Kate used to think the world was black and white, right and wrong. Turns out, life isn’t that easy…

“Why Different Beliefs and Values Fascinate Me”

Blog post about why Miranda Kenneally wrote THINGS I CAN’T FORGET.

When I was sixteen, one of my closest friends got pregnant. At the time, I certainly hadn’t agreed with her decision to have sex, especially with a guy who wasn’t her boyfriend, but she was still my friend, so I wanted to stick by her. A lot of kids at my school ridiculed her and made fun of her, especially guys. I remember being shocked that one boy was particularly hurtful to her, and I couldn’t understand it because I knew he was trying to convince another friend of mine to have sex. The whole situation was crazy, especially when other kids started teasing me for being friends with a girl who was pregnant.

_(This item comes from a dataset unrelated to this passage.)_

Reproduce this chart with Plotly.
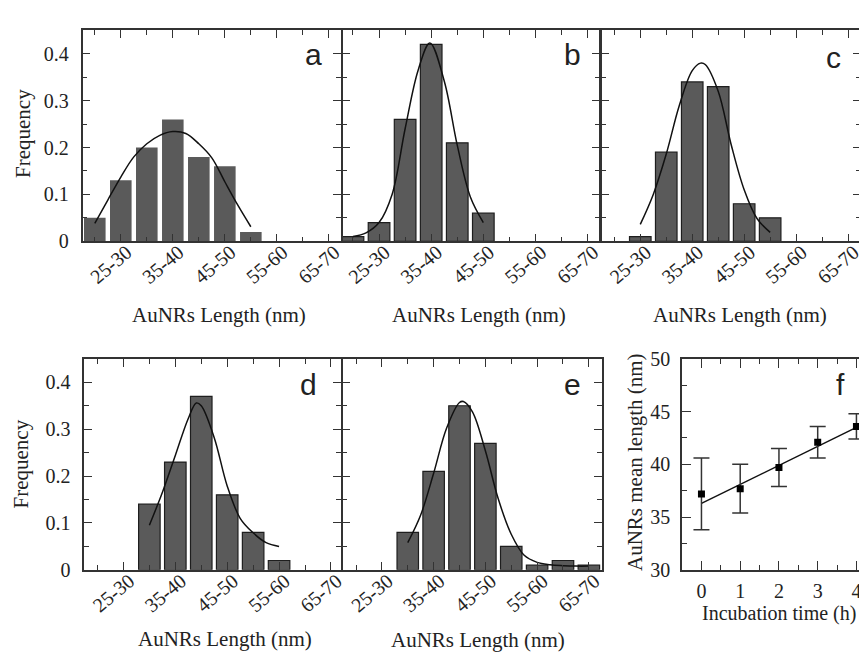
import plotly.graph_objects as go

W, H = 867, 655

# ---------------- data ----------------
bins = ["20-25", "25-30", "30-35", "35-40", "40-45", "45-50", "50-55", "55-60", "60-65", "65-70"]
bin_pos = list(range(len(bins)))
labeled_pos = [1, 3, 5, 7, 9]

# relative frequency per length bin (None = empty bin)
freq_a = [0.05, 0.13, 0.20, 0.26, 0.18, 0.16, 0.02, None, None, None]
freq_b = [0.01, 0.04, 0.26, 0.42, 0.21, 0.06, None, None, None, None]
freq_c = [None, 0.01, 0.19, 0.34, 0.33, 0.08, 0.05, None, None, None]
freq_d = [None, None, 0.14, 0.23, 0.37, 0.16, 0.08, 0.02, None, None]
freq_e = [None, None, 0.08, 0.21, 0.35, 0.27, 0.05, 0.01, 0.02, 0.01]

# fitted distribution curves (x in bin-index units)
fit_a_pos = [0, 0.5, 1, 1.5, 2, 2.5, 3, 3.5, 4, 4.5, 5, 5.5, 6]
fit_a_val = [0.038, 0.088, 0.137, 0.180, 0.208, 0.226, 0.234, 0.230, 0.208, 0.178, 0.127, 0.077, 0.031]
fit_b_pos = [0, 0.5, 1, 1.5, 2, 2.5, 2.95, 3.5, 4, 4.5, 5]
fit_b_val = [0.010, 0.018, 0.040, 0.100, 0.240, 0.365, 0.423, 0.342, 0.205, 0.095, 0.040]
fit_c_pos = [1, 1.5, 2, 2.5, 3, 3.32, 3.5, 4, 4.5, 5, 5.5, 6]
fit_c_val = [0.036, 0.100, 0.186, 0.289, 0.364, 0.380, 0.377, 0.320, 0.206, 0.110, 0.048, 0.019]
fit_d_pos = [2, 2.5, 3, 3.5, 3.81, 4, 4.5, 5, 5.5, 6, 6.5, 7]
fit_d_val = [0.095, 0.165, 0.244, 0.323, 0.356, 0.350, 0.282, 0.179, 0.110, 0.079, 0.058, 0.050]
fit_e_pos = [2, 2.5, 3, 3.5, 4, 4.15, 4.5, 5, 5.5, 6, 6.5, 7, 7.5, 8, 8.5, 9]
fit_e_val = [0.058, 0.117, 0.206, 0.302, 0.357, 0.359, 0.337, 0.254, 0.151, 0.076, 0.031, 0.016, 0.011, 0.009, 0.008, 0.008]

# panel f
incubation_h = [0, 1, 2, 3, 4]
mean_length = [37.2, 37.7, 39.7, 42.1, 43.6]
length_err = [3.4, 2.3, 1.8, 1.5, 1.2]
fit_line_t = [0, 4]
fit_line_len = [36.3, 43.5]

panel_letters = ["a", "b", "c", "d", "e", "f"]
x_title = "AuNRs Length (nm)"
y_title = "Frequency"
f_x_title = "Incubation time (h)"
f_y_title = "AuNRs mean length (nm)"

# ---------------- style ----------------
SERIF = "Liberation Serif, Times New Roman, serif"
SANS = "Liberation Sans, Arial, sans-serif"
AX = "#333333"
TXT = "#222222"
BAR = "#5a5a5a"

def xd(p0, p1):
    return [p0 / W, p1 / W]

def yd(top, bottom):
    return [1 - bottom / H, 1 - top / H]

panels = [
    dict(freq=freq_a, fx=fit_a_pos, fy=fit_a_val, xpx=(75, 335), ypx=(11.7, 230), xr=[-0.47, 9.47], outline=False, ylab=True),
    dict(freq=freq_b, fx=fit_b_pos, fy=fit_b_val, xpx=(336.5, 595), ypx=(11.7, 230), xr=[-0.40, 9.46], outline=True, ylab=False),
    dict(freq=freq_c, fx=fit_c_pos, fy=fit_c_val, xpx=(596.5, 858), ypx=(11.7, 230), xr=[-0.51, 9.5], outline=True, ylab=False),
    dict(freq=freq_d, fx=fit_d_pos, fy=fit_d_val, xpx=(76.7, 335), ypx=(351.7, 570), xr=[-0.51, 9.39], outline=True, ylab=True),
    dict(freq=freq_e, fx=fit_e_pos, fy=fit_e_val, xpx=(336.5, 597.5), ypx=(351.7, 570), xr=[-0.52, 9.51], outline=True, ylab=False),
]

fig = go.Figure()
layout = dict(
    width=W, height=H,
    margin=dict(l=0, r=0, t=0, b=0),
    paper_bgcolor="white", plot_bgcolor="white",
    showlegend=False,
    font=dict(family=SERIF, color=TXT),
)

tickfont = dict(family=SERIF, size=20, color=TXT)
xtickfont = dict(family=SERIF, size=20, color=TXT)

for n, p in enumerate(panels, start=1):
    xa = "x" if n == 1 else f"x{n}"
    ya = "y" if n == 1 else f"y{n}"
    line = dict(color="#1e1e1e", width=1.2) if p["outline"] else dict(color="white", width=0)
    fig.add_trace(go.Bar(x=bin_pos, y=p["freq"], width=0.83,
                         marker=dict(color=BAR, line=line),
                         xaxis=xa, yaxis=ya, hoverinfo="skip"))
    fig.add_trace(go.Scatter(x=p["fx"], y=p["fy"], mode="lines",
                             line=dict(color="#111111", width=1.5, shape="spline", smoothing=1),
                             xaxis=xa, yaxis=ya, hoverinfo="skip"))
    layout["xaxis" if n == 1 else f"xaxis{n}"] = dict(
        domain=xd(*p["xpx"]), range=p["xr"], anchor=ya,
        tickmode="array", tickvals=labeled_pos, ticktext=[bins[i] for i in labeled_pos],
        tickangle=-40, ticks="inside", ticklen=8, tickwidth=1.3, tickcolor=AX,
        ticklabelshift=6, ticklabelstandoff=-10,
        minor=dict(tickmode="array", tickvals=[i for i in bin_pos if i not in labeled_pos],
                   ticks="inside", ticklen=5, tickwidth=1.3, tickcolor=AX),
        showline=True, linecolor=AX, linewidth=1.5, mirror="ticks",
        showgrid=False, zeroline=False, tickfont=xtickfont, fixedrange=True,
    )
    layout["yaxis" if n == 1 else f"yaxis{n}"] = dict(
        domain=yd(*p["ypx"]), range=[0, 0.45], anchor=xa,
        tickmode="linear", tick0=0, dtick=0.1,
        ticks="inside", ticklen=8, tickwidth=1.3, tickcolor=AX,
        ticklabelstandoff=8,
        minor=dict(dtick=0.05, ticks="inside", ticklen=5, tickwidth=1.3, tickcolor=AX),
        showline=True, linecolor=AX, linewidth=1.5, mirror="ticks",
        showgrid=False, zeroline=False, showticklabels=p["ylab"], tickfont=tickfont,
        fixedrange=True,
    )

# panel f
fig.add_trace(go.Scatter(x=fit_line_t, y=fit_line_len, mode="lines",
                         line=dict(color="#111111", width=1.5),
                         xaxis="x6", yaxis="y6", hoverinfo="skip"))
fig.add_trace(go.Scatter(x=incubation_h, y=mean_length, mode="markers",
                         marker=dict(symbol="square", size=7, color="#000000"),
                         error_y=dict(type="data", array=length_err, visible=True,
                                      color=AX, thickness=1.5, width=8),
                         xaxis="x6", yaxis="y6", hoverinfo="skip"))
layout["xaxis6"] = dict(
    domain=xd(678, 867), range=[-0.5, 4.35], anchor="y6",
    tickmode="linear", tick0=0, dtick=1,
    ticks="inside", ticklen=9, tickwidth=1.3, tickcolor=AX,
    ticklabelstandoff=2,
    minor=dict(dtick=0.5, ticks="inside", ticklen=5, tickwidth=1.3, tickcolor=AX),
    showline=True, linecolor=AX, linewidth=1.5, mirror="ticks",
    showgrid=False, zeroline=False, tickfont=tickfont, fixedrange=True,
)
layout["yaxis6"] = dict(
    domain=yd(351.7, 570), range=[30, 50], anchor="x6",
    tickmode="linear", tick0=30, dtick=5,
    ticks="inside", ticklen=9, tickwidth=1.3, tickcolor=AX,
    ticklabelstandoff=6,
    minor=dict(dtick=2.5, ticks="inside", ticklen=5, tickwidth=1.3, tickcolor=AX),
    showline=True, linecolor=AX, linewidth=1.5, mirror="ticks",
    showgrid=False, zeroline=False, tickfont=tickfont, fixedrange=True,
)

# annotations (pixel positions converted to paper coords)
def ann(text, px, py, size, family, angle=0, xanchor="center", yanchor="middle"):
    return dict(text=text, x=px / W, y=1 - py / H, xref="paper", yref="paper",
                showarrow=False, font=dict(family=family, size=size, color=TXT),
                textangle=angle, xanchor=xanchor, yanchor=yanchor)

annotations = []
letter_pos = [(307, 37), (568, 37), (830, 40), (302, 378), (568, 378), (837, 378)]
for L, (px, py) in zip(panel_letters, letter_pos):
    annotations.append(ann(L, px, py, 30, SANS))

for (px, py) in [(212, 306), (474, 306), (736, 306), (218, 642), (473, 643)]:
    annotations.append(ann(x_title, px, py, 21, SERIF))
annotations.append(ann(y_title, 15, 118, 21, SERIF, angle=-90))
annotations.append(ann(y_title, 13, 460, 21, SERIF, angle=-90))
annotations.append(ann(f_x_title, 775, 615, 20, SERIF))
annotations.append(ann(f_y_title, 630, 458, 21, SERIF, angle=-90))

layout["annotations"] = annotations
fig.update_layout(**layout)
fig.write_html("out.html")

Still, I knew I had to stand by her, so I spoke to a woman at my church and we found a special home my friend could go away to so she could have the baby, put it up for adoption, and stay in school. My friend ended up never coming back to my high school.

I was proud of the decision I had made, to help my friend and stay by her. A couple years later, when I was 18 and still in high school, the same friend got pregnant again. This time by a different guy. And this time, she wanted to have an abortion. Her parents refused to help her, so my friend turned to me again. She didn’t need money, but she needed someone to drive her to the abortion clinic and bring her home after.

I was so pissed at her. I knew her parents wouldn’t let her go on birth control (!!!), but I’d told her to buy condoms. Still, this was a friend who had stuck by me through high school and had been my friend even when she was much more popular and prettier than me, but ultimately I decided I couldn’t help her. It wasn’t that I was against abortion – honestly, I’d never much thought about it, but I worried what other people would say if they found out I helped her get an abortion. My parents would be pissed. Kids at school would tease me again, just like when my friend got pregnant the first time. My church would be totally upset.

I had no thoughts of my own.

My friend found someone else to help her. She paid some random man to drive her there and back, which was totally unsafe. Our friendship kind of dissolved after that, but I often still think about what happened.

What if I had helped my friend? To this day, I don’t know if I made the right decision or not. At the time, it was a decision made based mostly on other people’s beliefs, not my own. Today, I probably would do whatever a friend asked of me, regardless of what I believe. It’s not my decision to make.

THINGS I CAN’T FORGET, my third book, is about a girl named Kate, a devout Christian, who makes a decision to help her friend get an abortion, and afterwards she has to deal with the guilt and the resulting fall-out of their friendship. This book isn’t autobiographical at all – I was never as devout as Kate, but I feel this book gave me the opportunity to explore the guilt and to show that “your truth isn’t necessarily everyone else’s truth.”

I know that a lot of readers were shocked when I decided to include religion in my books STEALING PARKER and THINGS I CAN’T FORGET (this will be my final book that explores religion), but religion is a big part of people’s lives here in America. The last census said that 78% of Americans claim they are Protestant. I wouldn’t call myself a Christian – I haven’t been to church in 12 years, but I still often think about what I believe, and I want teenagers and readers of all ages to know they can believe whatever they want to believe, regardless of what their parents and friends say. You need to make your own decisions.

THINGS I CAN’T FORGET also aims to show that you can be friends with people who don’t necessarily believe what you believe, whether it’s about your idea of heaven, or Coke vs. Pepsi, or Mets vs. Yankees. This book is all about a willingness to be open.

If I could go back in time to my 18-year-old self, I wouldn’t tell myself whether or not I should help my friend get an abortion. I’d tell myself to do what I know in my heart to be right.